Material start
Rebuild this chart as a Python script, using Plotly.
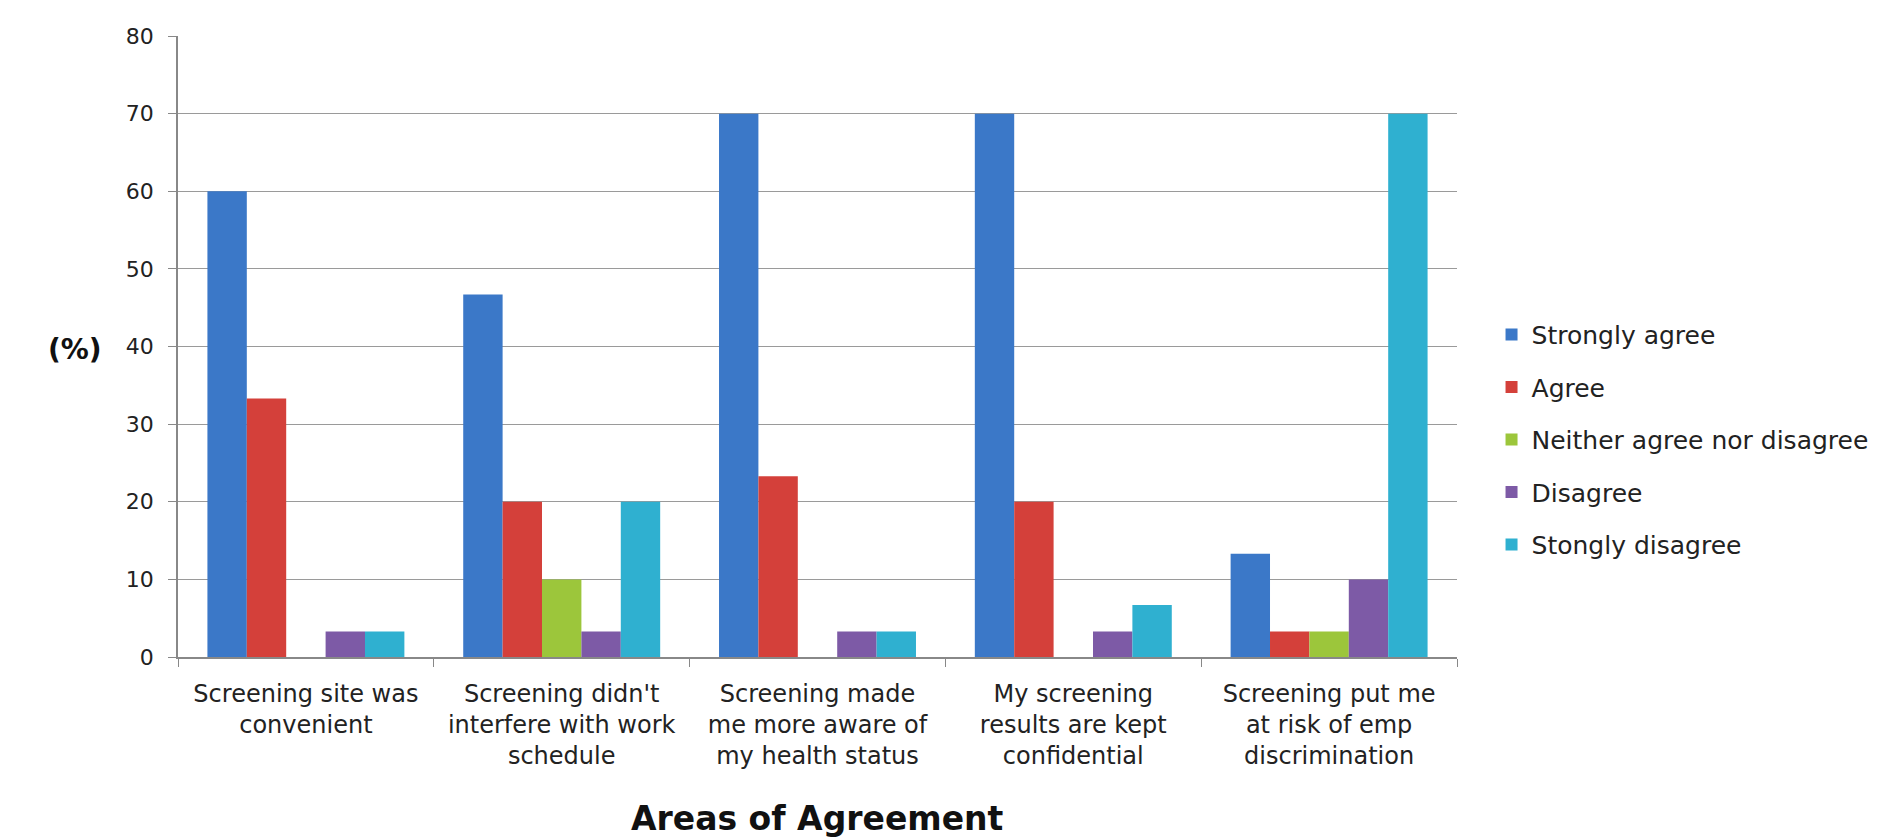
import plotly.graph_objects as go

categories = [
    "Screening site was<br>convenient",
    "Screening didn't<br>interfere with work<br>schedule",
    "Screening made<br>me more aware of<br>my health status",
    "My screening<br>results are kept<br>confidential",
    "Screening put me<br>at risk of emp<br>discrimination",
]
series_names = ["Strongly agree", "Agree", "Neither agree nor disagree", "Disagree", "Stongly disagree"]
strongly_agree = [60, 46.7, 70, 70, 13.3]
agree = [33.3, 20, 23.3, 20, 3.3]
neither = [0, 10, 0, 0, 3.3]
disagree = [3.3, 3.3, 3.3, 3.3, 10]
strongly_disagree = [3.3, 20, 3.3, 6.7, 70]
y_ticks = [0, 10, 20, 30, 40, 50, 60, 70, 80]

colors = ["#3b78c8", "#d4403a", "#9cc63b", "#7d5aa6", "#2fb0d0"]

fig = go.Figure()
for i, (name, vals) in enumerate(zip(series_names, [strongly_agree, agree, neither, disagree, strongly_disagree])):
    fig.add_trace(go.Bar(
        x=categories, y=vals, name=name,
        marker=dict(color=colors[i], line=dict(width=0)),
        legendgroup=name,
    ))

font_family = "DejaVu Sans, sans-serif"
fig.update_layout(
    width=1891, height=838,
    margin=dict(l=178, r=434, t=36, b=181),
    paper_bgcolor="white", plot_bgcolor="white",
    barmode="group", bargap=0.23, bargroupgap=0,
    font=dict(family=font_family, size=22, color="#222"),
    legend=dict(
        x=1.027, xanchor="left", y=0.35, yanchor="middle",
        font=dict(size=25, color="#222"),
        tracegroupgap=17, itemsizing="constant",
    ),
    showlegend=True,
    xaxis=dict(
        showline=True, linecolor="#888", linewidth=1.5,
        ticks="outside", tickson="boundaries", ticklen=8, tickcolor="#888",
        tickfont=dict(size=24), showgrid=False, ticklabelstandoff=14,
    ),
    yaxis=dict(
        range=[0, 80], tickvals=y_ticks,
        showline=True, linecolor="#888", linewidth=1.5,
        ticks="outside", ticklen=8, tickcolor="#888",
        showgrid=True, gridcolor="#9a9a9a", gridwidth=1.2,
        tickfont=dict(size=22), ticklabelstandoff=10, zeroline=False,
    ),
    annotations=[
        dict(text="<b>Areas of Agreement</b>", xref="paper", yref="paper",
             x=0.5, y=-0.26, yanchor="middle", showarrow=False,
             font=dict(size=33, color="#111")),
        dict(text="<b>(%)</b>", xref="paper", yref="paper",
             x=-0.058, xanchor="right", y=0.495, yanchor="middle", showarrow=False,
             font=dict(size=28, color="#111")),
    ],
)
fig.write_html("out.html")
Material end
Task prompt
Write out the whole listing exactly, and drop the pictures.

Response to this task
Rebuild this chart as a Python script, using Plotly.
import plotly.graph_objects as go

categories = [
    "Screening site was<br>convenient",
    "Screening didn't<br>interfere with work<br>schedule",
    "Screening made<br>me more aware of<br>my health status",
    "My screening<br>results are kept<br>confidential",
    "Screening put me<br>at risk of emp<br>discrimination",
]
series_names = ["Strongly agree", "Agree", "Neither agree nor disagree", "Disagree", "Stongly disagree"]
strongly_agree = [60, 46.7, 70, 70, 13.3]
agree = [33.3, 20, 23.3, 20, 3.3]
neither = [0, 10, 0, 0, 3.3]
disagree = [3.3, 3.3, 3.3, 3.3, 10]
strongly_disagree = [3.3, 20, 3.3, 6.7, 70]
y_ticks = [0, 10, 20, 30, 40, 50, 60, 70, 80]

colors = ["#3b78c8", "#d4403a", "#9cc63b", "#7d5aa6", "#2fb0d0"]

fig = go.Figure()
for i, (name, vals) in enumerate(zip(series_names, [strongly_agree, agree, neither, disagree, strongly_disagree])):
    fig.add_trace(go.Bar(
        x=categories, y=vals, name=name,
        marker=dict(color=colors[i], line=dict(width=0)),
        legendgroup=name,
    ))

font_family = "DejaVu Sans, sans-serif"
fig.update_layout(
    width=1891, height=838,
    margin=dict(l=178, r=434, t=36, b=181),
    paper_bgcolor="white", plot_bgcolor="white",
    barmode="group", bargap=0.23, bargroupgap=0,
    font=dict(family=font_family, size=22, color="#222"),
    legend=dict(
        x=1.027, xanchor="left", y=0.35, yanchor="middle",
        font=dict(size=25, color="#222"),
        tracegroupgap=17, itemsizing="constant",
    ),
    showlegend=True,
    xaxis=dict(
        showline=True, linecolor="#888", linewidth=1.5,
        ticks="outside", tickson="boundaries", ticklen=8, tickcolor="#888",
        tickfont=dict(size=24), showgrid=False, ticklabelstandoff=14,
    ),
    yaxis=dict(
        range=[0, 80], tickvals=y_ticks,
        showline=True, linecolor="#888", linewidth=1.5,
        ticks="outside", ticklen=8, tickcolor="#888",
        showgrid=True, gridcolor="#9a9a9a", gridwidth=1.2,
        tickfont=dict(size=22), ticklabelstandoff=10, zeroline=False,
    ),
    annotations=[
        dict(text="<b>Areas of Agreement</b>", xref="paper", yref="paper",
             x=0.5, y=-0.26, yanchor="middle", showarrow=False,
             font=dict(size=33, color="#111")),
        dict(text="<b>(%)</b>", xref="paper", yref="paper",
             x=-0.058, xanchor="right", y=0.495, yanchor="middle", showarrow=False,
             font=dict(size=28, color="#111")),
    ],
)
fig.write_html("out.html")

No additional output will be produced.